Jhoulys Chacín opens 2019 season with a bang
By Andy Martinez
MILWAUKEE — Brewers manager Craig Counsell met with his pitchers at American Family Fields of Phoenix to discuss offense this spring. He asked a simple question.
“Can you hit a home run?” Counsell inquired. “If you can, that means something different.”
As Counsell looked at his hurlers, he caught the eye of Venezuelan Jhoulys Chacín, his Opening Day starter.
The veteran righthander tried to mix some humor with bravado.
“I told him I would hit a homer,” Chacín said. “But I told him the same thing last year. I was just trying to keep it the same, like ‘Oh I’m gonna hit a homer this year.’”
Counsell tried to brush it off as a joke. Chacín, 31, wouldn’t budge.
“He was adamant, ‘I can hit a home run,’” Counsell remembered.
Chacín wasn’t completely boasting. He actually had backing to his statement. He hit one home run in his career, driving that shot in 2013 as a member of the Rockies against the Diamondbacks.
Chacín showed that his comments were more swagger than comedy. He proved it Thursday afternoon at Miller Park against the St. Louis Cardinals in an opener between the two teams expected to compete for the NL Central title this season.
Chacin smashed a solo home run into Milwaukee’s bullpen in the fifth inning to mark the difference in the Brewers’ 5-4 victory. He became the first Brewers pitcher to homer on Opening Day and the first starting pitcher in Major League Baseball to homer on Opening Day since Madison Bumgarner hit two home runs in 2017.
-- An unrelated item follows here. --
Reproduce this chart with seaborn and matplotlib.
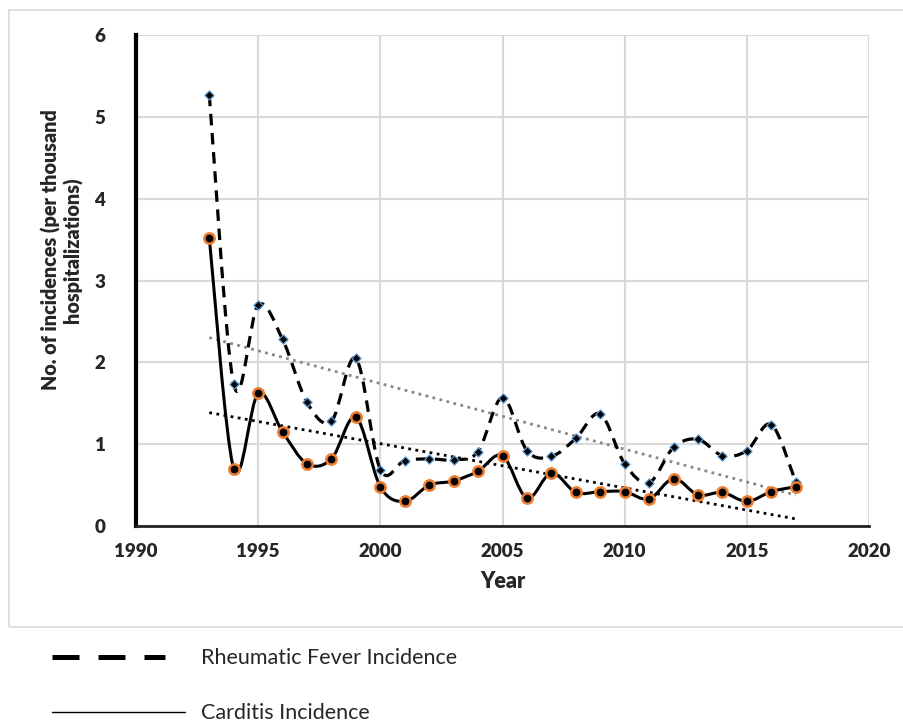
import numpy as np
import pandas as pd
import matplotlib
matplotlib.use("Agg")
import matplotlib.pyplot as plt
import seaborn as sns
from matplotlib.path import Path
from matplotlib.patches import PathPatch, Rectangle
from matplotlib.lines import Line2D

years = list(range(1993, 2018))
rheumatic = [5.27, 1.73, 2.70, 2.28, 1.51, 1.28, 2.05, 0.69, 0.80, 0.82, 0.81, 0.91, 1.57,
             0.92, 0.85, 1.07, 1.37, 0.76, 0.53, 0.96, 1.06, 0.86, 0.92, 1.24, 0.54]
carditis = [3.52, 0.70, 1.62, 1.15, 0.76, 0.82, 1.33, 0.48, 0.30, 0.50, 0.55, 0.67, 0.86,
            0.34, 0.65, 0.41, 0.42, 0.42, 0.33, 0.58, 0.38, 0.41, 0.30, 0.42, 0.48]
x_ticks = [1990, 1995, 2000, 2005, 2010, 2015, 2020]
y_ticks = [0, 1, 2, 3, 4, 5, 6]

df = pd.DataFrame({"Year": years, "Rheumatic": rheumatic, "Carditis": carditis})

sns.set_style("white")
plt.rcParams["font.family"] = ["Lato", "DejaVu Sans"]


def smooth_path(x, y):
    # excel-like smoothed line: cubic bezier segments through every point
    pts = np.column_stack([x, y]).astype(float)
    verts = [pts[0]]
    codes = [Path.MOVETO]
    n = len(pts)
    for i in range(n - 1):
        p0 = pts[i - 1] if i > 0 else pts[i]
        p1 = pts[i]
        p2 = pts[i + 1]
        p3 = pts[i + 2] if i + 2 < n else pts[i + 1]
        c1 = p1 + (p2 - p0) / 6.0
        c2 = p2 - (p3 - p1) / 6.0
        verts += [c1, c2, p2]
        codes += [Path.CURVE4] * 3
    return Path(verts, codes)


fig = plt.figure(figsize=(9.04, 7.23), dpi=100)
fig.add_artist(Rectangle((9 / 904, 1 - 627 / 723), 0.995, 617 / 723, transform=fig.transFigure,
                         facecolor="none", edgecolor="#d9d9d9", lw=1.2))
ax = fig.add_axes([136 / 904, 1 - 526 / 723, (869 - 136) / 904, (526 - 35) / 723])

# trendlines (linear fit)
for col, c in [("Rheumatic", "#888888"), ("Carditis", "black")]:
    k, b = np.polyfit(df["Year"], df[col], 1)
    xs = np.array([years[0], years[-1]])
    sns.lineplot(x=xs, y=k * xs + b, ax=ax, color=c, lw=2, linestyle=(0, (1, 1.6)), zorder=2)

ax.add_patch(PathPatch(smooth_path(df["Year"], df["Rheumatic"]), facecolor="none",
                       edgecolor="black", lw=2.3, linestyle=(0, (3.6, 2.4)), zorder=3))
ax.add_patch(PathPatch(smooth_path(df["Year"], df["Carditis"]), facecolor="none",
                       edgecolor="black", lw=2.2, zorder=3))

sns.scatterplot(data=df, x="Year", y="Rheumatic", ax=ax, marker="D", s=22, color="black",
                edgecolor="#5B9BD5", linewidth=0.9, zorder=4)
sns.scatterplot(data=df, x="Year", y="Carditis", ax=ax, marker="o", s=55, color="black",
                edgecolor="#ED7D31", linewidth=1.8, zorder=4)

ax.set_xlim(1990, 2020)
ax.set_ylim(0, 6)
ax.set_xticks(x_ticks)
ax.set_yticks(y_ticks)
ax.grid(True, color="#d9d9d9", lw=1.5)
ax.set_axisbelow(True)
for s in ["top", "right"]:
    ax.spines[s].set_visible(False)
ax.spines["left"].set_color("black")
ax.spines["left"].set_linewidth(3)
ax.spines["bottom"].set_color("#222222")
ax.spines["bottom"].set_linewidth(2)
ax.tick_params(axis="both", length=0, labelsize=13.5)
for lab in ax.get_xticklabels() + ax.get_yticklabels():
    lab.set_fontweight("heavy")
ax.tick_params(axis="x", pad=12)
ax.tick_params(axis="y", pad=22)
ax.set_xlabel("Year", fontsize=15.5, fontweight="heavy", labelpad=8)
ax.set_ylabel("No. of incidences (per thousand\nhospitalizations)", fontsize=14.2,
              fontweight="heavy", linespacing=1.15)
ax.yaxis.set_label_coords(-0.072, 0.562)

# legend below the chart box
fig.add_artist(Line2D([52 / 904, 165 / 904], [1 - 657 / 723] * 2, transform=fig.transFigure,
                      color="black", lw=3.6, linestyle=(0, (5.4, 3.8))))
fig.add_artist(Line2D([52 / 904, 185 / 904], [1 - 712 / 723] * 2, transform=fig.transFigure,
                      color="black", lw=1))
fig.text(201 / 904, 1 - 658 / 723, "Rheumatic Fever Incidence", fontsize=15.5, va="center")
fig.text(201 / 904, 1 - 713 / 723, "Carditis Incidence", fontsize=15.5, va="center")

fig.savefig("out.png", dpi=100)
It puts him at a tie with reigning NL MVP Christian Yelich and Mike Moustakas for the Brewers’ lead in home runs. Granted, those guys are paid to hit.
Chacin is paid to pitch.
Though he shared his confidence about ripping a homer with Counsell, don’t expect Chacín to joke about competing with Yelich for the team’s home run crown.
“No,” Chacín said with a laugh. “I really don’t want to compete with Yelich for homers, definitely not.”
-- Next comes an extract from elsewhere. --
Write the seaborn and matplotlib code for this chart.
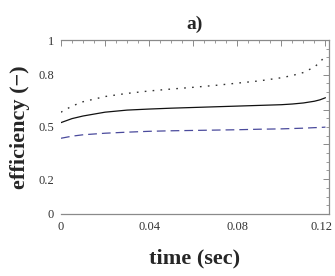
import numpy as np
import pandas as pd
import matplotlib
matplotlib.use("Agg")
from matplotlib import pyplot as plt
from matplotlib.ticker import MultipleLocator, FixedLocator
from matplotlib.transforms import ScaledTranslation
import seaborn as sns

# values
time_sec = [0, 0.005, 0.01, 0.02, 0.03, 0.04, 0.05, 0.06, 0.07, 0.08,
            0.09, 0.10, 0.105, 0.11, 0.115, 0.1175, 0.12]
eff_dotted = [0.585, 0.62, 0.645, 0.675, 0.693, 0.707, 0.718, 0.728, 0.739, 0.752,
              0.765, 0.783, 0.796, 0.813, 0.845, 0.872, 0.91]
eff_solid = [0.525, 0.548, 0.563, 0.585, 0.597, 0.603, 0.608, 0.612, 0.616, 0.62,
             0.624, 0.628, 0.632, 0.638, 0.648, 0.656, 0.668]
eff_dashed = [0.435, 0.447, 0.455, 0.464, 0.47, 0.475, 0.478, 0.48, 0.482, 0.484,
              0.487, 0.489, 0.491, 0.493, 0.496, 0.497, 0.499]
x_ticks = [0, 0.04, 0.08, 0.12]
x_tick_labels = ["0", "0.04", "0.08", "0.12"]
y_ticks = [0, 0.2, 0.5, 0.8, 1]
y_tick_labels = ["0", "0.2", "0.5", "0.8", "1"]

df = pd.DataFrame({"t": time_sec, "dotted": eff_dotted,
                   "solid": eff_solid, "dashed": eff_dashed})

sns.set_theme(style="white")
plt.rcParams["font.family"] = ["Liberation Serif", "DejaVu Serif"]

fig = plt.figure(figsize=(3.35, 2.76), dpi=100)
ax = fig.add_axes([0.182, 0.225, 0.800, 0.630])

# three efficiency curves
sns.lineplot(x="t", y="dotted", data=df, ax=ax, color="#333333",
             linewidth=1.0, linestyle=(0, (1.2, 4.5)))
sns.lineplot(x="t", y="solid", data=df, ax=ax, color="#111111", linewidth=0.9)
sns.lineplot(x="t", y="dashed", data=df, ax=ax, color="#4a4a9c",
             linewidth=0.9, linestyle=(0, (7, 4)))

ax.set_xlim(0, 0.1216)
ax.set_ylim(0, 1)

spine_col = "#8a8a8a"
ax.spines["left"].set_visible(False)
for s in ["top", "right", "bottom"]:
    ax.spines[s].set_color(spine_col)
    ax.spines[s].set_linewidth(0.9)

ax.set_xticks(x_ticks)
ax.set_xticklabels(x_tick_labels)
ax.set_yticks(y_ticks)
ax.set_yticklabels(y_tick_labels)
ax.tick_params(axis="x", direction="in", length=3, width=0.7, color=spine_col,
               labelsize=9, labelcolor="#333333", pad=5)
ax.tick_params(axis="y", direction="out", length=3, width=0.7, color=spine_col,
               labelsize=9, labelcolor="#333333", pad=2)

# the last x label sits against the right edge, nudge it in a little
last = ax.get_xticklabels()[-1]
last.set_transform(last.get_transform() + ScaledTranslation(-2.5 / 72, 0, fig.dpi_scale_trans))

# frame ticks on top and right, like the original
top = ax.secondary_xaxis("top")
top.xaxis.set_major_locator(MultipleLocator(0.02))
top.xaxis.set_minor_locator(MultipleLocator(0.005))
top.tick_params(which="major", direction="in", length=4, width=0.7, color=spine_col,
                labeltop=False)
top.tick_params(which="minor", direction="in", length=2.5, width=0.6, color=spine_col)
top.spines["top"].set_visible(False)

right = ax.secondary_yaxis("right")
right.yaxis.set_major_locator(FixedLocator([0.2, 0.4, 0.6, 0.8]))
right.yaxis.set_minor_locator(MultipleLocator(0.05))
right.tick_params(which="major", direction="in", length=4, width=0.7, color=spine_col,
                  labelright=False)
right.tick_params(which="minor", direction="in", length=2.5, width=0.6, color=spine_col)
right.spines["right"].set_visible(False)

ax.set_title("a)", fontsize=14, fontweight="bold", pad=8)
ax.set_xlabel("time (sec)", fontsize=16, fontweight="bold", labelpad=11)
ax.set_ylabel("efficiency (\u2212)", fontsize=16, fontweight="bold", labelpad=6)

fig.savefig("out.png", dpi=100)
As assured as Chacín may have seemed in spring training, he wasn’t really sure if he actually could rip a home run, especially in that fifth inning at-bat against Cardinals’ starter Mike Mikolas.
“I was just thinking ‘Don’t strike out, don’t strike out,” Chacín said.
But Mikolas made a mistake.
“(It) was pitched almost in the middle,” Chacín said. “Then I just got lucky and I hit it.”
The whole sequence impressed the reigning MVP.
“That was actually a pretty good at-bat,” Yelich said. “He took some really good pitches and laid off some tough pitches, and he got a mistake and he put a really good swing on it.”
The home run was a boost for the Brewers.
“He didn’t really draw that one up the way he did (it),” Moustakas said. “It was awesome to see him hit a homer. Everyone counts and that was big, obviously. To be able to get a win in that way, it’s a huge confidence for us.”
Oh, and Chacín wasn’t too shabby on the mound, either. He had seven strikeouts, allowed three hits and walked two in 5 1/3 innings. His seven strikeouts are tied for the second-most by a Brewer on Opening Day. Former Mexican ace Teddy Higuera had seven in 1988.
“I was just really focused on, especially to start off the season, just trying to get good games, make better pitches,” Chacín said.
He showed poise in bouncing back after allowing back-to-back home runs to Kolten Wong and Harrison Bader, too. Chacín retired 11 of the next 13 batters he faced.
“The two home runs weren’t good pitches. It was middle-middle, nothing that you can’t come out of,” Chacín said. “What I liked after that was (I was) just trying to make pitches. I was using my slider a little bit more and like I said, just don’t lose my focus.”
He made his pitches and proved that he can jump on them for home runs too against opponents.